It is impossible to talk about "Avatar: The Way of Water" without sounding hyperbolic. But James Cameron's sequel is a truly dazzling cinematic experience that will have you floating on a blockbuster high.
No matter if you've spent a second of your life in the past 13 years thinking about what's happening on Pandora or how Jake Sully (Sam Worthington) and Neytiri (Zoe Saldaña) are getting on, assuming you remember their characters' names. "The Way of Water" will make awe-struck believers out of even "Avatar" agnostics like me, at least for three hours and 12 minutes. The film isn't just visually compelling, either, it's spiritually rich as well — a simple but penetrating story about family and the natural world that is galaxies better than the first.
About that run time: Three hours and 12 minutes sounds excessive, but there is something decidedly decadent about really committing that much time to a movie in a theater. When the filmmaker is purposeful with that time, as Cameron is and many others have been before him, it's a uniquely rewarding experience. In other words, it's not a big ask. And you'll forget all about checking the time from the first shot of Pandora and Jake's earnest exposition about what's been going on in the past decade.

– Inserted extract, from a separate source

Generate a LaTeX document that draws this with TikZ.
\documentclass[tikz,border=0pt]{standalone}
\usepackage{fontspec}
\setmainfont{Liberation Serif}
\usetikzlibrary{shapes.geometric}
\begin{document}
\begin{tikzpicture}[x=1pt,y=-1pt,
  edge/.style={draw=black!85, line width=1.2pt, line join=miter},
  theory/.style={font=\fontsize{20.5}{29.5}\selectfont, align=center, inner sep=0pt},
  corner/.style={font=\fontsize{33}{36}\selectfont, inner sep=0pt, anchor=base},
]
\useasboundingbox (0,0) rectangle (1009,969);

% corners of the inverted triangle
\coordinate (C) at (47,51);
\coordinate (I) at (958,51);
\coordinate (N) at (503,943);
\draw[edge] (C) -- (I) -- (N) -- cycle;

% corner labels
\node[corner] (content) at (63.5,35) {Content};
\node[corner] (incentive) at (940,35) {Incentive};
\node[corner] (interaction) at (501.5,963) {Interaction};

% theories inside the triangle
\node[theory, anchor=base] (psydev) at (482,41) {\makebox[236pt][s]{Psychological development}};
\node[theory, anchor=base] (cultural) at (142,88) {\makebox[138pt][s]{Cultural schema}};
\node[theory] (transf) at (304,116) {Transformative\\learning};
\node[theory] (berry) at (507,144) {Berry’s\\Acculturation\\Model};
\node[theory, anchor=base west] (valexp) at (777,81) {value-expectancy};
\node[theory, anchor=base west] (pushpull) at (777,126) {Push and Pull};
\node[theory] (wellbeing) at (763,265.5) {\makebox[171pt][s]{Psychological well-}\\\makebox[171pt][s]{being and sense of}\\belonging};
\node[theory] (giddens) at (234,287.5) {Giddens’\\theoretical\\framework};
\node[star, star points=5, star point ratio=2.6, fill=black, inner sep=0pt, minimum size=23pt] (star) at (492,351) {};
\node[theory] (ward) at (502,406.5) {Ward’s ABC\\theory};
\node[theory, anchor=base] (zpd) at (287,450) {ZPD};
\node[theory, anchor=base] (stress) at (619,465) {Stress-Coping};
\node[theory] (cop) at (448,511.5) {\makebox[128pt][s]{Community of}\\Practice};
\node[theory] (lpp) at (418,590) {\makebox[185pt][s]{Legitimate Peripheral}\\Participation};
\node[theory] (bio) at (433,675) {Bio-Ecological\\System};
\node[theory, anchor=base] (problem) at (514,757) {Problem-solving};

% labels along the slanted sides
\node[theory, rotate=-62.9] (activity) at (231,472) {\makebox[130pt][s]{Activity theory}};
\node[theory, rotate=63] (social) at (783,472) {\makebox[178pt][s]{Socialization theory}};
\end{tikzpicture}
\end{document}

He and Neytiri have three kids now, Neteyam (Jamie Flatters), Lo'ak (Britain Dalton), Tuk (Trinity Jo-Li Bliss) and an adopted teenage daughter, Kiri (Sigourney Weaver), and they're happy living in the forest. "Happiness is simple," he says. "Who ever thought that a jughead like me could crack the code?" So, of course, it can't last. The humans are on the hunt for Jake, with a familiar antagonist leading the charge. And soon his family is on the run, taking up home in another part of Pandora, on the water with a new tribe led by Ronal (Kate Winslet) and Tonowari (Cliff Curtis) who reluctantly grant them refuge and try to teach them how to live on the water.

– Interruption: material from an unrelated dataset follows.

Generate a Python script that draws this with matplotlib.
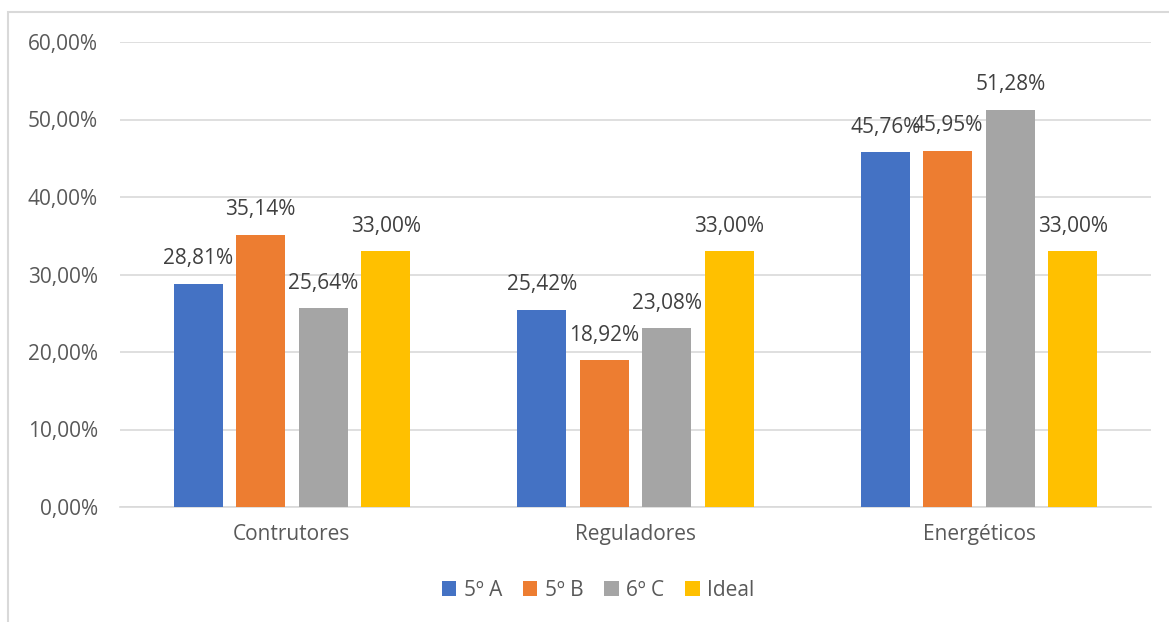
import matplotlib
matplotlib.use("Agg")
import matplotlib.pyplot as plt
from matplotlib.patches import Rectangle
from matplotlib.ticker import FuncFormatter
import numpy as np

categories = ["Contrutores", "Reguladores", "Energéticos"]
series_names = ["5º A", "5º B", "6º C", "Ideal"]
turma_5a = [28.81, 25.42, 45.76]
turma_5b = [35.14, 18.92, 45.95]
turma_6c = [25.64, 23.08, 51.28]
ideal = [33.00, 33.00, 33.00]
yticks = [0, 10, 20, 30, 40, 50, 60]

series = [turma_5a, turma_5b, turma_6c, ideal]
colors = ["#4472C4", "#ED7D31", "#A5A5A5", "#FFC000"]
text_color = "#595959"
grid_color = "#D9D9D9"

plt.rcParams["font.family"] = ["Open Sans", "DejaVu Sans"]
FS = 15

W, H = 1169, 622
fig = plt.figure(figsize=(W / 100, H / 100), dpi=100)
ax = fig.add_axes([120 / W, 1 - 507 / H, (1151 - 120) / W, (507 - 42) / H])

# outer chart-area frame
fig.patches.append(Rectangle((8 / W, -0.2), 2.0, 1.2 - 12 / H, transform=fig.transFigure,
                             fill=False, edgecolor=grid_color, linewidth=1.5))

x = np.arange(len(categories))
pitch = 0.182
width = 0.1426

def fmt(v):
    return f"{v:.2f}%".replace(".", ",")

for i, (vals, col, name) in enumerate(zip(series, colors, series_names)):
    pos = x + (i - 1.5) * pitch
    bars = ax.bar(pos, vals, width=width, color=col, label=name, zorder=3)
    for b, v in zip(bars, vals):
        ax.annotate(fmt(v), (b.get_x() + b.get_width() / 2, v), xytext=(0, 18),
                    textcoords="offset points", ha="center", va="center",
                    fontsize=FS, color="#404040", zorder=4)

ax.set_xlim(-0.5, 2.5)
ax.set_ylim(0, 60)
ax.set_yticks(yticks)
ax.yaxis.set_major_formatter(FuncFormatter(lambda v, p: fmt(v)))
ax.set_xticks(x)
ax.set_xticklabels(categories)
ax.tick_params(axis="both", length=0, labelsize=FS, labelcolor=text_color)
ax.tick_params(axis="y", pad=16)
ax.tick_params(axis="x", pad=12)
ax.grid(axis="y", color=grid_color, linewidth=1.2, zorder=0)
for s in ["top", "right", "left"]:
    ax.spines[s].set_visible(False)
ax.spines["bottom"].set_color(grid_color)
ax.spines["bottom"].set_linewidth(1.2)

leg = fig.legend(loc="center", bbox_to_anchor=(598 / W, 1 - 590 / H), ncol=4, frameon=False,
                 handlelength=0.7, handleheight=0.7, handletextpad=0.35, columnspacing=1.0,
                 fontsize=FS, labelcolor=text_color)

fig.savefig("out.png", dpi=100, facecolor="white")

It's worth noting that Cameron has not stuffed the film with mind-numbing, wall-to-wall action and needlessly complicated plot. There are long stretches of movie where we're simply exploring the environment with the characters, delighting in the intricacies of a reef or basking in the beauty of giant sea creatures. Sometimes we're just sitting in the water with Kiri who is also sitting in the water. It is not advancing the action in any obvious way. It is not even really developing characters. It just is, and it's serene. You imagine that anyone without his clout would have a hard time justifying something similar.
The action is there, too, of course, and it's exciting because you've become invested in the family and worried about the kids who are never where they're supposed to be and are often in danger because of it. And though we know there are more sequels coming, and one already wrapped, this is not the kind of franchise where anyone is guaranteed to get a fake superhero death. Sure there is some "Avatar" silliness, including the fact that the word "bro" is uttered about 8,000 times, but there is something admirable about the straightforward dialogue and emotions at play, too. No one is snarking their way through this ordeal.

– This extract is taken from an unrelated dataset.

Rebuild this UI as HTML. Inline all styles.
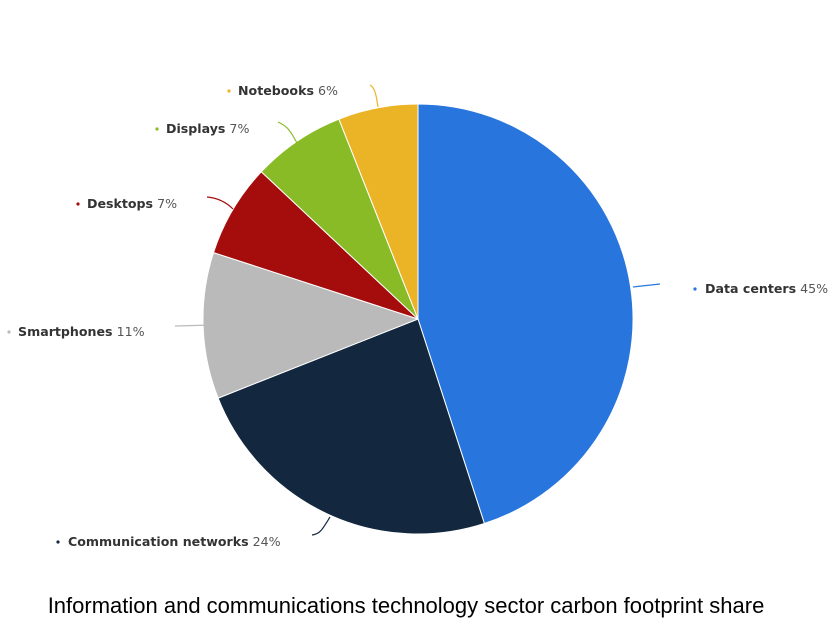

"Never doubt James Cameron" has become a bit of a rallying cry lately, at least among those left on Twitter. It's all the more extraordinary as the once-mythical sequels had become a kind of joke in the years since the first movie. Even as "The Way of Water" release date actually approached the "who cares?" chorus intensified. Had anyone really thought twice about "Avatar"? But Cameron knows his way around a thrilling sequel, and the water for that matter (and references his own greatest hits in this film, too).
But then people saw it and the tune changed. There is something comforting about the fact that we are capable of intense, collective cultural whiplash. That "who cares?" can turn to uncynical amazement in an instant. Is that the magic of the movies? Of continuing to push the bounds of the big screen experience? Of betting big on weird-sounding stories about giant blue environmentalists instead of superheroes every so often? Maybe it's just the magic of James Cameron.
"Avatar: The Way of Water," a 20th Century Studios release in theaters Thursday, is rated PG-13 by the Motion Picture Association for "partial nudity, intense action, sequences of strong violence, some strong language." Running time: 192 minutes. Three and a half stars out of four.